The code snippet works fine on my machine(Linux/x86-64)
int main()
{
char* addr;
int rc;
int fd;
const size_t PAGE_SIZE = 4096; // assuming the page size is 4096
char buf[PAGE_SIZE];
memset(buf, 'x', sizeof(buf));
// error checking is ignored, for demonstration purpose
fd = open("abc", O_RDWR | O_CREAT, S_IWUSR | S_IRUSR);
ftruncate(fd, 0);
write(fd, buf, 4090);
// the file size is less than one page, but we allocate 2 page address space
addr = mmap(NULL, PAGE_SIZE * 2, PROT_WRITE, MAP_SHARED, fd, 0);
// it would crash if we read/write from addr[4096]

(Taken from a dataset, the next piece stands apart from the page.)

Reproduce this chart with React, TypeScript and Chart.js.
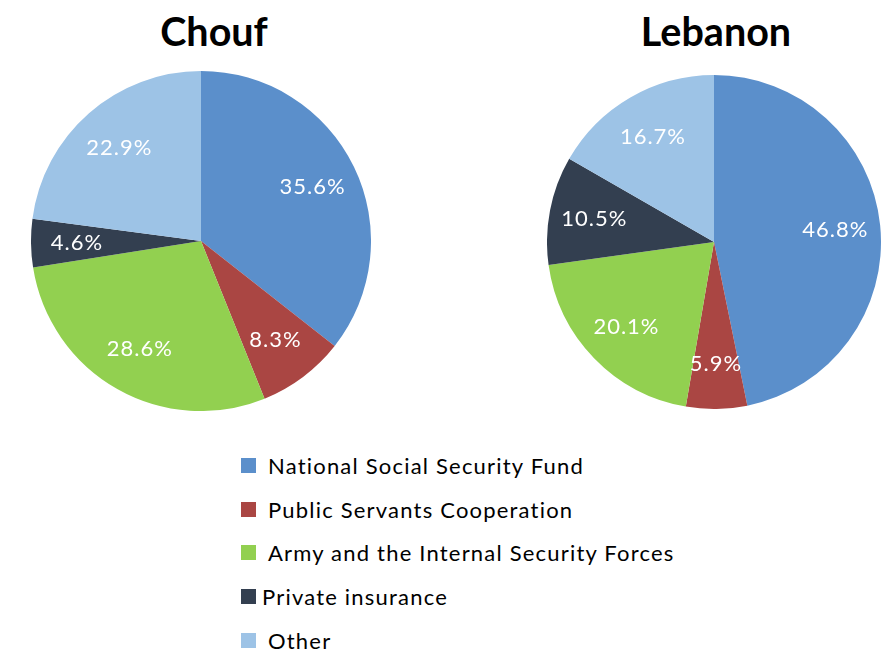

// extend the size after mmap
ftruncate(fd, PAGE_SIZE * 2);
// now we can access(read/write) addr[4096]...addr[4096*2 -1]
munmap(addr, PAGE_SIZE * 2);
close(fd);
exit(EXIT_SUCCESS);
}
But POSIX says:
If the size of the mapped file changes after the call to mmap() as a result of some other operation on the mapped file, the effect of references to portions of the mapped region that correspond to added or removed portions of the file is unspecified.
So I guess this is not a portable way. But is it guaranteed to work on Linux?